I chatted with my husband about the Brinkmann vs. Coca-Cola case tonight, and he threw me for a loop: "Of course these cases are ridiculous, but I think they serve an important purpose," he said.
"Yes, of course. Naturally Coca-Cola didn't cause that man's diabetes, but have you seen their marketing? They make Coke look like a nutrititous part of any diet, like something you can drink gallons of without any effect," he said. And my husband is German! (see previous post for relevance)
"Can't argue with that," I thought. While any idiot knows you can't stuff yourself with candy bars without ill effects, they do make regular Coke look like a completely benign beverage that can -- and should -- be consumed for fun and good health. "COKE ADDS LIFE," remember?
Meanwhile, a new low-sugar campaign is apparently pushing the low-carb craze aside, according to the New York Times. Which should be a good thing, but again, looks to be mainly a marketing ploy. Lots of companies are now simply replacing the popular "low-carb" label with a "low-sugar" one.
The NYTimes cites Dr. Stuart Fischer, who worked for nine years with the low-carb diet specialist Dr. Robert Atkins and now runs his own nutrition practice in Manhattan, as noting that artificial sweeteners do nothing for a person's "overall health" because they perpetuate cravings for sweet foods.

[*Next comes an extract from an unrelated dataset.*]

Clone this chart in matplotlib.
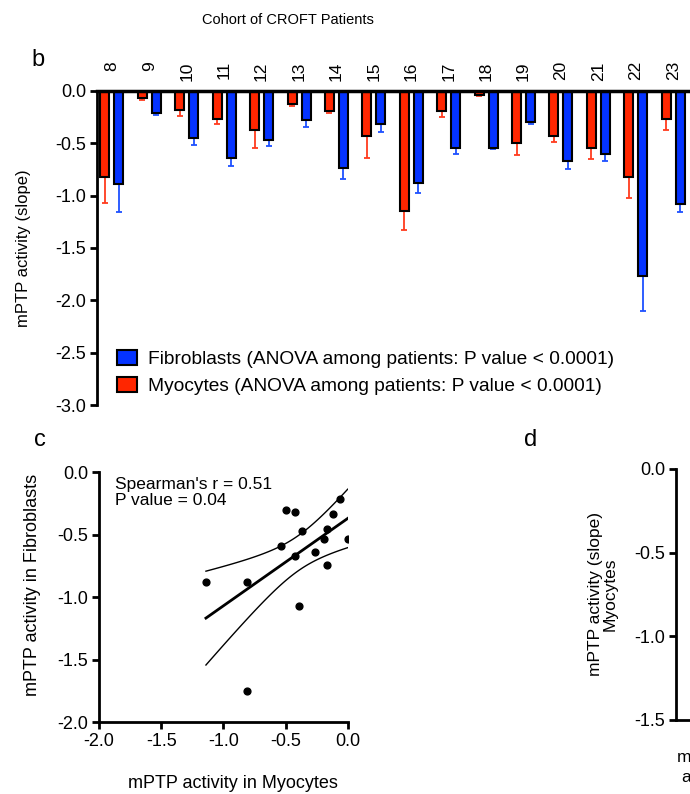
import numpy as np
import matplotlib.pyplot as plt
from matplotlib.patches import Patch

plt.rcParams['font.family'] = ['Liberation Sans', 'DejaVu Sans']

# bar panel data (mean slope and SEM per patient)
patients = [8, 9, 10, 11, 12, 13, 14, 15, 16, 17, 18, 19, 20, 21, 22, 23]
myocytes = [-0.82, -0.07, -0.18, -0.27, -0.37, -0.12, -0.19, -0.43,
            -1.15, -0.19, -0.04, -0.50, -0.43, -0.54, -0.82, -0.27]
myocytes_err = [0.25, 0.02, 0.06, 0.05, 0.17, 0.02, 0.02, 0.21,
                0.18, 0.06, 0.01, 0.11, 0.06, 0.11, 0.20, 0.10]
fibroblasts = [-0.89, -0.21, -0.45, -0.64, -0.47, -0.28, -0.74, -0.32,
               -0.88, -0.54, -0.54, -0.30, -0.67, -0.60, -1.77, -1.08]
fibroblasts_err = [0.27, 0.02, 0.07, 0.08, 0.06, 0.06, 0.10, 0.07,
                   0.09, 0.06, 0.01, 0.02, 0.08, 0.07, 0.33, 0.08]

# scatter panel data
sc_myo = [-1.14, -0.81, -0.81, -0.50, -0.42, -0.37, -0.54, -0.42,
          -0.39, -0.26, -0.19, -0.17, -0.17, -0.12, -0.06, 0.0]
sc_fib = [-0.88, -0.88, -1.75, -0.30, -0.32, -0.47, -0.59, -0.67,
          -1.07, -0.64, -0.53, -0.45, -0.74, -0.33, -0.21, -0.53]

red = '#ff2600'
blue = '#0433ff'

fig = plt.figure(figsize=(6.9, 7.94), dpi=100)
W, H = 690.0, 794.0

# ---- panel b ----
ax = fig.add_axes([97 / W, 1 - 405 / H, 1 - 97 / W, 314 / H])
x = np.array(patients, dtype=float)
off = 0.187
bw = 0.24
ax.errorbar(x - off, myocytes, yerr=[myocytes_err, np.zeros(len(x))], fmt='none',
            ecolor='#ff3b1e', elinewidth=1.3, capsize=2.5, capthick=1.3, zorder=1)
ax.errorbar(x + off, fibroblasts, yerr=[fibroblasts_err, np.zeros(len(x))], fmt='none',
            ecolor='#1e50ff', elinewidth=1.3, capsize=2.5, capthick=1.3, zorder=1)
ax.bar(x - off, myocytes, bw, color=red, edgecolor='black', linewidth=1.5, zorder=2)
ax.bar(x + off, fibroblasts, bw, color=blue, edgecolor='black', linewidth=1.5, zorder=2)
ax.set_xlim(7.6, 23.45)
ax.set_ylim(-3.0, 0.0)
ax.set_yticks([0.0, -0.5, -1.0, -1.5, -2.0, -2.5, -3.0])
ax.set_yticklabels(['0.0', '-0.5', '-1.0', '-1.5', '-2.0', '-2.5', '-3.0'])
ax.set_xticks([])
for s in ['right', 'bottom']:
    ax.spines[s].set_visible(False)
ax.spines['left'].set_linewidth(2)
ax.spines['top'].set_linewidth(2.5)
ax.spines['top'].set_zorder(3)
ax.tick_params(axis='y', direction='out', length=5, width=2, labelsize=13, pad=3)
ax.set_ylabel('mPTP activity (slope)', fontsize=12, labelpad=17)
for p in patients:
    ax.text(p, 1.095, str(p), transform=ax.get_xaxis_transform(), rotation=90,
            ha='center', va='top', fontsize=12.5)
handles = [Patch(facecolor=blue, edgecolor='black', linewidth=1.5),
           Patch(facecolor=red, edgecolor='black', linewidth=1.5)]
ax.legend(handles, ['Fibroblasts (ANOVA among patients: P value < 0.0001)',
                    'Myocytes (ANOVA among patients: P value < 0.0001)'],
          loc='upper left', bbox_to_anchor=(0.02, 0.2), frameon=False,
          fontsize=13.8, handlelength=1.05, handleheight=0.85, handletextpad=0.6,
          labelspacing=0.45, borderaxespad=0)
fig.text(288 / W, 1 - 20 / H, 'Cohort of CROFT Patients', ha='center', va='center', fontsize=10.5)
fig.text(31 / W, 1 - 60 / H, 'b', fontsize=17, va='center')

# ---- panel c ----
ac = fig.add_axes([99 / W, 1 - 722.3 / H, 248.7 / W, 250 / H])
ac.scatter(sc_myo, sc_fib, s=24, color='black', zorder=3)
xm = np.array(sc_myo)
ym = np.array(sc_fib)
slope, icpt = np.polyfit(xm, ym, 1)
xs = np.linspace(xm.min(), xm.max(), 100)
yh = slope * xs + icpt
n = len(xm)
resid = ym - (slope * xm + icpt)
s_err = np.sqrt(np.sum(resid ** 2) / (n - 2))
sxx = np.sum((xm - xm.mean()) ** 2)
band = 1.761 * s_err * np.sqrt(1.0 / n + (xs - xm.mean()) ** 2 / sxx)  # 90% CI
ac.plot(xs, yh, color='black', lw=2)
ac.plot(xs, yh + band, color='black', lw=1)
ac.plot(xs, yh - band, color='black', lw=1)
ac.set_xlim(-2.0, 0.0)
ac.set_ylim(-2.0, 0.0)
ac.set_xticks([-2.0, -1.5, -1.0, -0.5, 0.0])
ac.set_xticklabels(['-2.0', '-1.5', '-1.0', '-0.5', '0.0'])
ac.set_yticks([0.0, -0.5, -1.0, -1.5, -2.0])
ac.set_yticklabels(['0.0', '-0.5', '-1.0', '-1.5', '-2.0'])
for s in ['right', 'top']:
    ac.spines[s].set_visible(False)
for s in ['left', 'bottom']:
    ac.spines[s].set_linewidth(2)
ac.tick_params(direction='out', length=5, width=2, labelsize=13, pad=3)
ac.set_xlabel('mPTP activity in Myocytes', fontsize=13, labelpad=20)
ac.xaxis.set_label_coords(0.54, -0.21)
ac.set_ylabel('mPTP activity in Fibroblasts', fontsize=13, labelpad=8)
ac.yaxis.set_label_coords(-0.235, 0.55)
ac.text(0.065, 0.98, "Spearman's r = 0.51\nP value = 0.04", transform=ac.transAxes,
        ha='left', va='top', fontsize=12.5, linespacing=1.05)
fig.text(34 / W, 1 - 440 / H, 'c', fontsize=17, va='center')

# ---- panel d (cut off at right edge) ----
ad = fig.add_axes([676 / W, 1 - 720 / H, 0.3, 251 / H])
ad.set_ylim(-1.5, 0.0)
ad.set_xlim(0, 1)
ad.set_yticks([0.0, -0.5, -1.0, -1.5])
ad.set_yticklabels(['0.0', '-0.5', '-1.0', '-1.5'])
ad.set_xticks([])
for s in ['right', 'top']:
    ad.spines[s].set_visible(False)
for s in ['left', 'bottom']:
    ad.spines[s].set_linewidth(2)
ad.tick_params(direction='out', length=5, width=2, labelsize=13, pad=3)
ad.set_ylabel('mPTP activity (slope)\nMyocytes', fontsize=12.5, labelpad=12, linespacing=0.95)
fig.text(677 / W, 1 - 757 / H, 'm', fontsize=12.5, va='center', ha='left')
fig.text(681 / W, 1 - 777 / H, 'a', fontsize=12.5, va='center', ha='left')
fig.text(524 / W, 1 - 440 / H, 'd', fontsize=17, va='center')

fig.savefig('out.png', dpi=100)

"They remind dieters about the taste of the forbidden fruit. Does Alcoholics Anonymous recommend alcohol-free beer? Of course not," Dr. Fischer says. He apparently counsels his patients to cut sweet foods from their diet to eliminate sugar cravings, which he says can lay the groundwork for Type 2 diabetes. Can't argue with that.
What gets me is the article's mention that in March, a San Diego woman sued Kellogg, General Mills and Kraft Foods, charging that the companies used misleading marketing to sell their reduced-sugar cereals. She claims she thought the products would be "healthier" and lower in calories. Ahem... as far as I know, every box has the nutrition information right there on the side panel. Can you say, "litigation madness"?
In the end, I still think the most important message is that "every individual is responsible for their own healthful lifestyle." Especially if you're Zuckerkrank, which is German for diabetic -- literally translated as "sugar-sick."